» A block of data
============

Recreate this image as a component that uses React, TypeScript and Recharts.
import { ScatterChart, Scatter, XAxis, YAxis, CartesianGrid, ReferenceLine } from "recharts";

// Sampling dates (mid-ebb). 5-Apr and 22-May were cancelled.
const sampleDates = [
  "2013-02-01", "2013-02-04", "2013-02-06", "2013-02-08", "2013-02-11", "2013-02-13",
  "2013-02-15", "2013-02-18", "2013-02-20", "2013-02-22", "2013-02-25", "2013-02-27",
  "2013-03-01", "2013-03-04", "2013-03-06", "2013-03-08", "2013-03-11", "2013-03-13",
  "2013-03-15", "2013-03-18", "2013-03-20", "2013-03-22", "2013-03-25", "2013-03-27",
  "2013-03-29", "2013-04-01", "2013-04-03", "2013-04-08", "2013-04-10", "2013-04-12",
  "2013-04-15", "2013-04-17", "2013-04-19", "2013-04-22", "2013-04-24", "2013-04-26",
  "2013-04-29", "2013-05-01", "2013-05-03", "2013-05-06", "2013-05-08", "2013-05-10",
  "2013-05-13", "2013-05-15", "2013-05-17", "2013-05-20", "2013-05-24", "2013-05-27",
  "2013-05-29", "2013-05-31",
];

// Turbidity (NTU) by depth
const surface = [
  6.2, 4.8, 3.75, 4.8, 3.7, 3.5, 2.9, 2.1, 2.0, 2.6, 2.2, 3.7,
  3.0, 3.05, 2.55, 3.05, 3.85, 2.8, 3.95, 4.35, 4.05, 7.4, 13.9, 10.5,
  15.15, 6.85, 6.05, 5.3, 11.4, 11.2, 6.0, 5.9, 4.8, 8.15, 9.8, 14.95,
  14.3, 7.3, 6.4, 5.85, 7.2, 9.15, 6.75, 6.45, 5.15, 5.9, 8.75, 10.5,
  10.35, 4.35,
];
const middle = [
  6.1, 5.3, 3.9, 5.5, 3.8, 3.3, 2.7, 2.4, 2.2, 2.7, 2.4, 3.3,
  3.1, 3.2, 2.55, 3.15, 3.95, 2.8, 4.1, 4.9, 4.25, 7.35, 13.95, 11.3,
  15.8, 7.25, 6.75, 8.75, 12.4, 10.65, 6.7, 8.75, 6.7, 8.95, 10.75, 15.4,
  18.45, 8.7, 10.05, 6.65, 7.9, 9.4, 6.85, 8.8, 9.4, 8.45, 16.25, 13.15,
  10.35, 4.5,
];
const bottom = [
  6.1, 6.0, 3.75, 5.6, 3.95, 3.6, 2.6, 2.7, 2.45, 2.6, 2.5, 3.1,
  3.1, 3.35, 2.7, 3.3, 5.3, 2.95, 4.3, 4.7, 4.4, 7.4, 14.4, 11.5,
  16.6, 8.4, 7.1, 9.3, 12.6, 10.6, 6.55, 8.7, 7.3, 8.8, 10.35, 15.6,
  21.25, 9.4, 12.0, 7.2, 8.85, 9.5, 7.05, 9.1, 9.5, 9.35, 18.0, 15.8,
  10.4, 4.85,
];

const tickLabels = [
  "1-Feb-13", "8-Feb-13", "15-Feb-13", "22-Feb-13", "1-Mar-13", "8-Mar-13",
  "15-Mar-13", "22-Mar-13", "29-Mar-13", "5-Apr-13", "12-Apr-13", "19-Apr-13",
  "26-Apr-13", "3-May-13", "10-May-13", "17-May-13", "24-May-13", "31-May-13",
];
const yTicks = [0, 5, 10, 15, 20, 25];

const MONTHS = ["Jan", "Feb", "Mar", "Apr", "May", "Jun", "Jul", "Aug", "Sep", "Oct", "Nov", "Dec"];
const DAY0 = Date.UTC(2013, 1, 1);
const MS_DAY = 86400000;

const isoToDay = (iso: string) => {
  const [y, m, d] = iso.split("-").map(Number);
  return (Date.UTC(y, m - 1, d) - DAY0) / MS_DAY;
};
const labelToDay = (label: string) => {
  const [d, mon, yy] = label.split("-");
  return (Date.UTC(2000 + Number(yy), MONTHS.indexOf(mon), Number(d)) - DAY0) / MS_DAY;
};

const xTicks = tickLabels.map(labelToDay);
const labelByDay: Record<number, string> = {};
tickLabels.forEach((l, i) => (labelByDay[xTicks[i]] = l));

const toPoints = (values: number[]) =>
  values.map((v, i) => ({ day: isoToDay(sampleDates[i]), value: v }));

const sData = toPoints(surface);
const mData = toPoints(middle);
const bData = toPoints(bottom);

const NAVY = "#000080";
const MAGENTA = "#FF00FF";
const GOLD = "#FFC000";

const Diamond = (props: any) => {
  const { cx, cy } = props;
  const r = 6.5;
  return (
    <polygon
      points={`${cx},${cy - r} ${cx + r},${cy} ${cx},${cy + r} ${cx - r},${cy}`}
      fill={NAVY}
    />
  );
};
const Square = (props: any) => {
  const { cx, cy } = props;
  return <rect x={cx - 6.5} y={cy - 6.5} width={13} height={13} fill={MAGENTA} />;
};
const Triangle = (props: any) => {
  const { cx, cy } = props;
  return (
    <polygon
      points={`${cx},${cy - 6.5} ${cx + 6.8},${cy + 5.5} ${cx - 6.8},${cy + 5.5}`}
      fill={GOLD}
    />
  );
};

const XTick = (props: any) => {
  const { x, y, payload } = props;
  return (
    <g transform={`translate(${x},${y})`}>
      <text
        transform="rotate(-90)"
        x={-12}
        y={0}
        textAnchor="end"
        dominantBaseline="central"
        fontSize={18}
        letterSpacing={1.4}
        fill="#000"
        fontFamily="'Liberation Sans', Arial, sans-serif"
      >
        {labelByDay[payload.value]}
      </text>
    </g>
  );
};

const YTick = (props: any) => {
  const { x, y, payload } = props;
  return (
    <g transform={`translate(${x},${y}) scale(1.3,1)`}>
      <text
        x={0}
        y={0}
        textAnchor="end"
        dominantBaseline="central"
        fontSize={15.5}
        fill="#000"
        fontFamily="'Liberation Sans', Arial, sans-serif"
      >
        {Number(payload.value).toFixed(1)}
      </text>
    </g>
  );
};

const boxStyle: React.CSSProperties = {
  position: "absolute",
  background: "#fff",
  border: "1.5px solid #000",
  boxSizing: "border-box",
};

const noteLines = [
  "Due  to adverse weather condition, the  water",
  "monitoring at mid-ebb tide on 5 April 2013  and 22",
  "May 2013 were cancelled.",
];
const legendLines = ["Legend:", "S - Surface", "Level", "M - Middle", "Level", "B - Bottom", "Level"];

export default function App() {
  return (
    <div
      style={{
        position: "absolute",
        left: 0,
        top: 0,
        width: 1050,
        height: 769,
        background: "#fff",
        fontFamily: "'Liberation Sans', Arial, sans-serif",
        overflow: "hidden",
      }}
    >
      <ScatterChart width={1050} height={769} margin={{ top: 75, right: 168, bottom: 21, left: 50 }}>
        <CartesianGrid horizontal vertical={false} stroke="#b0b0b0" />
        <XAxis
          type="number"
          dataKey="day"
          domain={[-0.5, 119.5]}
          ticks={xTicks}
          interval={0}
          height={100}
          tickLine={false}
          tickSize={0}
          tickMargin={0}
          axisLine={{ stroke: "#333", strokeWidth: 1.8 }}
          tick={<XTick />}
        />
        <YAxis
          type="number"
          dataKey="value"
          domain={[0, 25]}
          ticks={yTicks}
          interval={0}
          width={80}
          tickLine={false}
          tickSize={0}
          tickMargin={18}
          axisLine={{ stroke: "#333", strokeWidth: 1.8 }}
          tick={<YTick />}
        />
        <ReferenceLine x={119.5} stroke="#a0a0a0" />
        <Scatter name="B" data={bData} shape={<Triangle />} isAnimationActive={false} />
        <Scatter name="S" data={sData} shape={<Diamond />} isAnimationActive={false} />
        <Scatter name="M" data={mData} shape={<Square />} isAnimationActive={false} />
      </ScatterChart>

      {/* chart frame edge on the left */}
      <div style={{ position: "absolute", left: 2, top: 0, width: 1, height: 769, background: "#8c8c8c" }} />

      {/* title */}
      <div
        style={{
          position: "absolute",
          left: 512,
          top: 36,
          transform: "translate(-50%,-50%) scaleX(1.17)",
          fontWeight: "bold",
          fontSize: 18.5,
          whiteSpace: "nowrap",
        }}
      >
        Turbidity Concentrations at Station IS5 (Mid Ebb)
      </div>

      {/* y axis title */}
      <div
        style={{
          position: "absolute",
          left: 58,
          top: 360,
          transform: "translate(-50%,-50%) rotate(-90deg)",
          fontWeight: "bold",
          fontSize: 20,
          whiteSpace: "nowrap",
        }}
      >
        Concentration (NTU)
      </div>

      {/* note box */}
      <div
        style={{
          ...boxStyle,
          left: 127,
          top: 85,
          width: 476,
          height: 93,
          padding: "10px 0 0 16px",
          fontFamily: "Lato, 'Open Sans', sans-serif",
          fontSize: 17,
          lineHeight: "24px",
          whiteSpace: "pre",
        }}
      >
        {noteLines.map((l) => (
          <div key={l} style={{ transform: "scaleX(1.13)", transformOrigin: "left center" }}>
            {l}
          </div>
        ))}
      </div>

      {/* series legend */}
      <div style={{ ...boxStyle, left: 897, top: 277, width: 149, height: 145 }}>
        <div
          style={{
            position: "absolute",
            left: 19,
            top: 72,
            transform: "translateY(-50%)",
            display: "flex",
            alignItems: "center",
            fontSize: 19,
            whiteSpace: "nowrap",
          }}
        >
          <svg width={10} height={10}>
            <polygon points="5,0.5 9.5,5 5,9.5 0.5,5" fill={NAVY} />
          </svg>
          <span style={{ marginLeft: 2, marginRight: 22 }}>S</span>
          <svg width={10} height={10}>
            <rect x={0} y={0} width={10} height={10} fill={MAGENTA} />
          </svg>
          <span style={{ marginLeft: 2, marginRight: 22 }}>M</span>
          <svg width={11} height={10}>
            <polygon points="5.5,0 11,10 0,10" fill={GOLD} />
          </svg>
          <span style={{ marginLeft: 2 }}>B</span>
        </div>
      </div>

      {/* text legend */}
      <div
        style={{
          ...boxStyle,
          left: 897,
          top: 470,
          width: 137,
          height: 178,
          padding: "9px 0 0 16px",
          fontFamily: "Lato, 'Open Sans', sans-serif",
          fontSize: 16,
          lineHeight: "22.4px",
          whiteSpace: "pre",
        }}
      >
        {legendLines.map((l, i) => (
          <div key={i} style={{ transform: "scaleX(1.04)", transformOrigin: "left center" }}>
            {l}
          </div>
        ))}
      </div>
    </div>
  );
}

============

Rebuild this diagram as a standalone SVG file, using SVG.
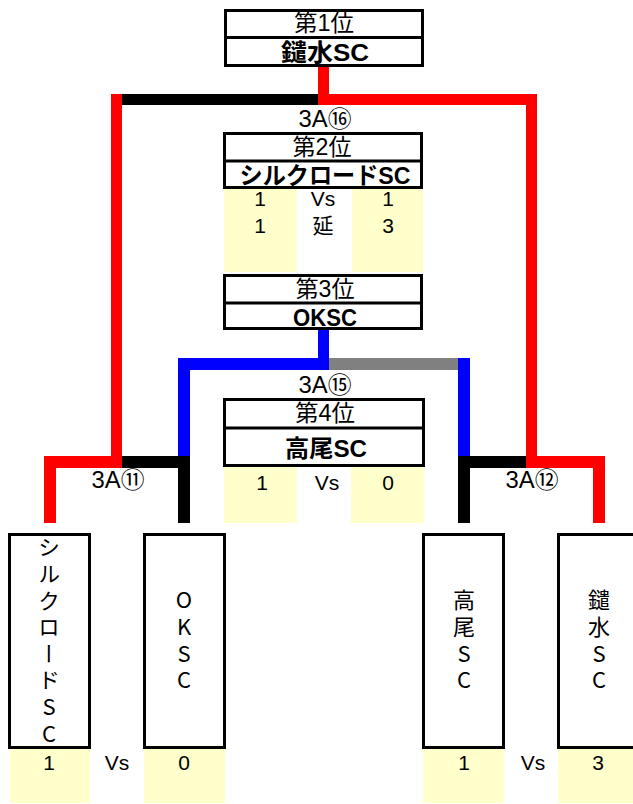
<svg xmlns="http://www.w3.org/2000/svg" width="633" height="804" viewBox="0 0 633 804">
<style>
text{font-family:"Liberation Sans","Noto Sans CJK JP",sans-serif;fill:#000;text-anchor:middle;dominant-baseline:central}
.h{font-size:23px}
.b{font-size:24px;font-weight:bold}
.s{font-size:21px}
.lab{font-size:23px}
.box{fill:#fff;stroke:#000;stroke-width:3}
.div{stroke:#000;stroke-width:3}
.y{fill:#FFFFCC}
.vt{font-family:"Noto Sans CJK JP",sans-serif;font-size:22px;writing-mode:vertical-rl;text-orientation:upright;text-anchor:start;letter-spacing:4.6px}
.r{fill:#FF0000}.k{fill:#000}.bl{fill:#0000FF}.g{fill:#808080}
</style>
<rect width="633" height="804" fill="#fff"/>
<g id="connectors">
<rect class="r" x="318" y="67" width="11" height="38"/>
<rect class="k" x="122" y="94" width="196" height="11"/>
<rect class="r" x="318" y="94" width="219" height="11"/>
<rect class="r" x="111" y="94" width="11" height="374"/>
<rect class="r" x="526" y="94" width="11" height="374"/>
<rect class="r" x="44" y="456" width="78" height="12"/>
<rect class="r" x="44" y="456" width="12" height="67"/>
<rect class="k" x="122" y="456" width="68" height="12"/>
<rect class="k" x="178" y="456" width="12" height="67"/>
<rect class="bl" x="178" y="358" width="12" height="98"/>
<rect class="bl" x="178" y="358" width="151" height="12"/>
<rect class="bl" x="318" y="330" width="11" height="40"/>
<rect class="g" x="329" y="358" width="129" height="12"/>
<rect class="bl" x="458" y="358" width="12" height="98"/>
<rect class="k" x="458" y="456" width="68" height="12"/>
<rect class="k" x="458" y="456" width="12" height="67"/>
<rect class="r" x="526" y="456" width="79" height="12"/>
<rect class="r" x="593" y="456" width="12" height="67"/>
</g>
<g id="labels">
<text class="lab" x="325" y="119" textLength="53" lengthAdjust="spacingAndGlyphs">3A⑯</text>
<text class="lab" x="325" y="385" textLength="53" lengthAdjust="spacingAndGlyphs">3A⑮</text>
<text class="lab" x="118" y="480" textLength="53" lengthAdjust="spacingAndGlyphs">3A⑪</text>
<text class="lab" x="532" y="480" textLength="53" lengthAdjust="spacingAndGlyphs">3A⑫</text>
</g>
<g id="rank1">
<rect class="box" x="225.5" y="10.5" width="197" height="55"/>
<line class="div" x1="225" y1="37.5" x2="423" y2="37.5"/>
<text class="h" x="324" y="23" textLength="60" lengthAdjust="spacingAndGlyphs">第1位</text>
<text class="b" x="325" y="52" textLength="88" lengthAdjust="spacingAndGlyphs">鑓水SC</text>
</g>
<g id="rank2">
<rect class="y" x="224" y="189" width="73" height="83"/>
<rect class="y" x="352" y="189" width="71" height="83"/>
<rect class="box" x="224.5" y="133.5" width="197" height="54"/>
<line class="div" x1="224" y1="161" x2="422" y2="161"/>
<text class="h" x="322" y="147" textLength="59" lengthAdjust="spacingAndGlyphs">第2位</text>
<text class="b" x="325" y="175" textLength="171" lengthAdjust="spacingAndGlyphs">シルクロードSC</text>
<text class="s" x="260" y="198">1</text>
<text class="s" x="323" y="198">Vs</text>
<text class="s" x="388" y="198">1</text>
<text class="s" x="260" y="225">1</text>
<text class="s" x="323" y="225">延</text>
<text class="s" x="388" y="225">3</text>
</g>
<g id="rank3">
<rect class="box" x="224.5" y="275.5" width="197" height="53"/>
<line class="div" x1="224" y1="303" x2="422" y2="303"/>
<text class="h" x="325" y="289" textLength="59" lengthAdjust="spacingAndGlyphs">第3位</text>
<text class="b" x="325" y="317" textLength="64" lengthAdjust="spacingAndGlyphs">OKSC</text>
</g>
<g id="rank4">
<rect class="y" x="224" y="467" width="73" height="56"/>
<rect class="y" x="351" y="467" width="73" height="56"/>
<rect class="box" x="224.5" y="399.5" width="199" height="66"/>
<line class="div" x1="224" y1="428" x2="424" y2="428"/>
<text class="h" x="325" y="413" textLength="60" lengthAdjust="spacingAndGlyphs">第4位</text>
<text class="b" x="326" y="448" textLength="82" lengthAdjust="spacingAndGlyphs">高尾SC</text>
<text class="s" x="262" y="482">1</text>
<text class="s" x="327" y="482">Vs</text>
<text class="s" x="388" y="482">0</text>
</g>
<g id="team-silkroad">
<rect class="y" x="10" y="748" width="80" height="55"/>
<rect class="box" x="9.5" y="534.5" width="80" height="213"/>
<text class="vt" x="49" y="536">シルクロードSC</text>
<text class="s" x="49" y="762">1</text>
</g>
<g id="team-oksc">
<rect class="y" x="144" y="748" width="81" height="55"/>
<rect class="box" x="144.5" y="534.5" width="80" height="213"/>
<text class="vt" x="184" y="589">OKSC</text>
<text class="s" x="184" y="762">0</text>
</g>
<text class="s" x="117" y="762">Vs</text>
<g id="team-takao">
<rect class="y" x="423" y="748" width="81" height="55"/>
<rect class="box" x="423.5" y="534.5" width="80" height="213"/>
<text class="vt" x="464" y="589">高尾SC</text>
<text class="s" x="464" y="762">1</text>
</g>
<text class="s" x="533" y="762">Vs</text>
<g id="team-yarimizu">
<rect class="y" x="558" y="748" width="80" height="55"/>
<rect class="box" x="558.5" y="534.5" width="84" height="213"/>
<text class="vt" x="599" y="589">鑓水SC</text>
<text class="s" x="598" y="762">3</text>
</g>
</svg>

============

Extract only the lines from the line with "Recreate this image" through the line with "YAxis, CartesianGrid, ReferenceLine", keeping both end lines exactly as they are.

» Complete answer
Recreate this image as a component that uses React, TypeScript and Recharts.
import { ScatterChart, Scatter, XAxis, YAxis, CartesianGrid, ReferenceLine } from "recharts";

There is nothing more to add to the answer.